What happens if you try to use LINE in China
LINE cannot connect on Chinese networks — messages sit unsent, calls never ring, and nothing comes in. It has been blocked since 2014. This matters most for travelers from Japan, Taiwan, and Thailand, where LINE is the default way everyone communicates: your family group chat, your bookings, even your airline notifications may all live in an app that goes silent the moment you land.
What works
- LINE over a VPN
- LINE on international roaming data — traffic routes through your home carrier, outside the firewall
- Reading conversations already loaded on your phone
What doesn't work
- Sending or receiving messages on local wifi or Chinese SIMs
- Voice and video calls
- Timeline posts and stickers shop
- All LINE features without a workaround
Best alternatives in China
Do you need a VPN?
A VPN restores LINE completely.
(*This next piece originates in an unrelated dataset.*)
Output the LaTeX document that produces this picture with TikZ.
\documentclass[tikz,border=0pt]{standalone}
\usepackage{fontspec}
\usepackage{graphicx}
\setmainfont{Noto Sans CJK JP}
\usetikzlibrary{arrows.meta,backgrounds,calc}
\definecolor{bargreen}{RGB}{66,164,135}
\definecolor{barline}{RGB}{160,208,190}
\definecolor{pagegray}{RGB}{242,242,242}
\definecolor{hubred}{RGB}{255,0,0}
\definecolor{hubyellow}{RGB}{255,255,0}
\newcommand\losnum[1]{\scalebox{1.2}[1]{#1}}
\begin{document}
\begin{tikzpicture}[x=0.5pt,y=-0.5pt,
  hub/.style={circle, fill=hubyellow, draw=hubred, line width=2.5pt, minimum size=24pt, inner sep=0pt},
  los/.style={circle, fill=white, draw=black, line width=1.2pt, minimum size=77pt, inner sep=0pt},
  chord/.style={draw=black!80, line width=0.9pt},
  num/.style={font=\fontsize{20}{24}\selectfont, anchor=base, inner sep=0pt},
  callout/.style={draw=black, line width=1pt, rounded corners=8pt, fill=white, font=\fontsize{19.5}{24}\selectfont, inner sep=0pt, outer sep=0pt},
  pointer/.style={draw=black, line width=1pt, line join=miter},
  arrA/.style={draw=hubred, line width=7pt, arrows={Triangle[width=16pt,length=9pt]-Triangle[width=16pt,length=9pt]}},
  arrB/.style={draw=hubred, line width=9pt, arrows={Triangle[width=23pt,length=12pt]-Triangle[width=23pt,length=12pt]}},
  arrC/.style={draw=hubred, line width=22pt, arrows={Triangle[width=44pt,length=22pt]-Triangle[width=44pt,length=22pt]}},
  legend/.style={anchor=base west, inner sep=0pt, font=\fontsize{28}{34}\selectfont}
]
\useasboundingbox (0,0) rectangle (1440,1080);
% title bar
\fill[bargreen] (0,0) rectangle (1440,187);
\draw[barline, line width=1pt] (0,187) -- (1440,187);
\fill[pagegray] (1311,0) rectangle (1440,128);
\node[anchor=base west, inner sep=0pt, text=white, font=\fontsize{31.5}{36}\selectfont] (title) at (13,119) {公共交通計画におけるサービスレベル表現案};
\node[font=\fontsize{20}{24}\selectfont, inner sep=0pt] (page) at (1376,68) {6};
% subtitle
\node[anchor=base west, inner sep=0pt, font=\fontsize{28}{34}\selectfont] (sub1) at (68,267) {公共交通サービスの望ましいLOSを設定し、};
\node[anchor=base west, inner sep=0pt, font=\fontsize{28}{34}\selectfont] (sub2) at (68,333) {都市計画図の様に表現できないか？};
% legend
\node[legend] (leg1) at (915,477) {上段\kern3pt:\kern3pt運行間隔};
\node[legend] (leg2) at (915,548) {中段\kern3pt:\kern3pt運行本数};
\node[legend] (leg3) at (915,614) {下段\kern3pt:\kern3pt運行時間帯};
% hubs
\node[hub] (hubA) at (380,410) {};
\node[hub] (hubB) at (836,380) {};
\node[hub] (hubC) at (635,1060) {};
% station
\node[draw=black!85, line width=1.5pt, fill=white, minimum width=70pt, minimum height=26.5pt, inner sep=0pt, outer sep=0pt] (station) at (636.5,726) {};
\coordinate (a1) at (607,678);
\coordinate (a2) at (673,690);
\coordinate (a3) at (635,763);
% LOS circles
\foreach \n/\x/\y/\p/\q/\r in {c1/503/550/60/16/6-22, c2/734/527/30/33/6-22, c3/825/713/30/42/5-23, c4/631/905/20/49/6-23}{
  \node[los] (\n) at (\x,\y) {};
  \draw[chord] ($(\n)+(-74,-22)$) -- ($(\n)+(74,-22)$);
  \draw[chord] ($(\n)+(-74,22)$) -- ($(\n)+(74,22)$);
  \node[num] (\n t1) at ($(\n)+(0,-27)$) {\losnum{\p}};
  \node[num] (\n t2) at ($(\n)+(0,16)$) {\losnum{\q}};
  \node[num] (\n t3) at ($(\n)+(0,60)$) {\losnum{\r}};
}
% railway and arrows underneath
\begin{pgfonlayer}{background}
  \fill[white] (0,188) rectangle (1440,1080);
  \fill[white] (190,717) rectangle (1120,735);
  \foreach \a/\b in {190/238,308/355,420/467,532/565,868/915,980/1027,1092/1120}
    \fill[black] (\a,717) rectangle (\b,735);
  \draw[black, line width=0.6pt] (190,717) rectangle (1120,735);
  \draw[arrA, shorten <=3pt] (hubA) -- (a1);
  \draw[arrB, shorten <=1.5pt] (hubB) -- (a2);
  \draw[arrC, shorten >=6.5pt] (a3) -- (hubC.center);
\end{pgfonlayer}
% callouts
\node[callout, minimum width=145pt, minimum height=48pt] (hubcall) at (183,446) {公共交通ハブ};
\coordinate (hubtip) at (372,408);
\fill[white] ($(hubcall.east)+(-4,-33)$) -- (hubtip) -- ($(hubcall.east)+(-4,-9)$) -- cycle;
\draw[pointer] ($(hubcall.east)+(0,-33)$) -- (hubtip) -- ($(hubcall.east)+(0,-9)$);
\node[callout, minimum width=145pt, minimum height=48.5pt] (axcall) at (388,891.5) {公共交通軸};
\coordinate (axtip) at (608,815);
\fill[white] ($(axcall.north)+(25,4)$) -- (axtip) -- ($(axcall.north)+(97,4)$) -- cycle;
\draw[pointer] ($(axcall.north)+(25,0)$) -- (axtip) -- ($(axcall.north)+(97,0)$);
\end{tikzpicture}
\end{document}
The easier route for most short trips: travelers from Japan, Taiwan, and Thailand usually keep their home SIM on data roaming, and LINE simply keeps working — roaming traffic exits through your home carrier, outside the firewall. Decide before you fly which route you are taking, and test it.
Common mistakes to avoid
- Not warning LINE contacts before the trip — tell your family group chat you may be slow to reply, or agree on a backup channel.
- Buying a Chinese SIM for cheap data without realizing it cuts off LINE — local SIMs sit behind the firewall, unlike roaming on your home SIM.
- Planning to install a VPN after arrival. App stores and VPN sites are blocked from inside China; prepare at home.